Of course not. But what we were doing was fostering an
obligation on the part of the prospect to take our proposal, and
our company, seriously. Customers who received our proposal in a
portfolio were far more likely to share it with fellow
decision-makers and return our follow-up calls than customers
who got a proposal in a simple folder. If you’re in a business
where it takes time, attention and repeated contact to close a
sale, you too should woo your prospects with branded
specialties.
Use
No. 9 — Showing off your creativity. If you’re in a
creative business—consulting, design, art, architecture,
photography and the like—or if you just want to set yourself
apart from the crowd, you can use smartly designed advertising
specialties to make people stop and say “Wow!”. The trick here
is to use your creativity (the very skill you’re trying to sell)
to turn the ordinary into the extraordinary.
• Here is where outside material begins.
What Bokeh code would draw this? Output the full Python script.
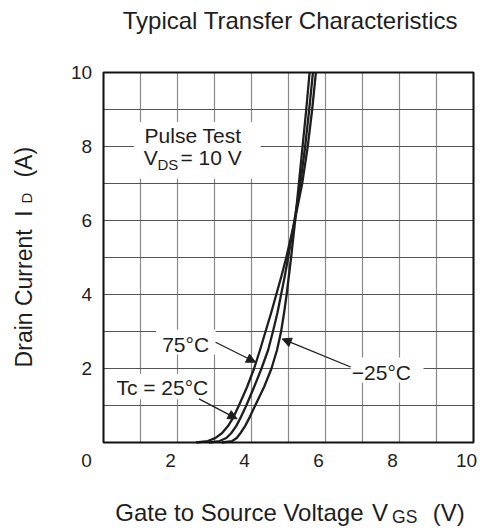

Even if it’s just a
pen, a mug or a folder, cutting-edge design can turn the mundane
into the “must-have.” And that will keep you and your key
message (“We’re creative!”) in front of your prospects and
customers.
Use
No. 10 — Surpassing expectations. Everyone likes
surprises, and the best way to surprise a customer is to surpass
his or her expectations. I recently ordered a box of imported
tea from an online tea merchant. When the shipment arrived,
there were two “extras” inside the package. One was a
refrigerator magnet. The other was a small tin of mints, with
the company’s logo imprinted on it. By including that little
surprise, the merchant surpassed my expectations and ensured
that when I run out of tea I’ll re-order from them.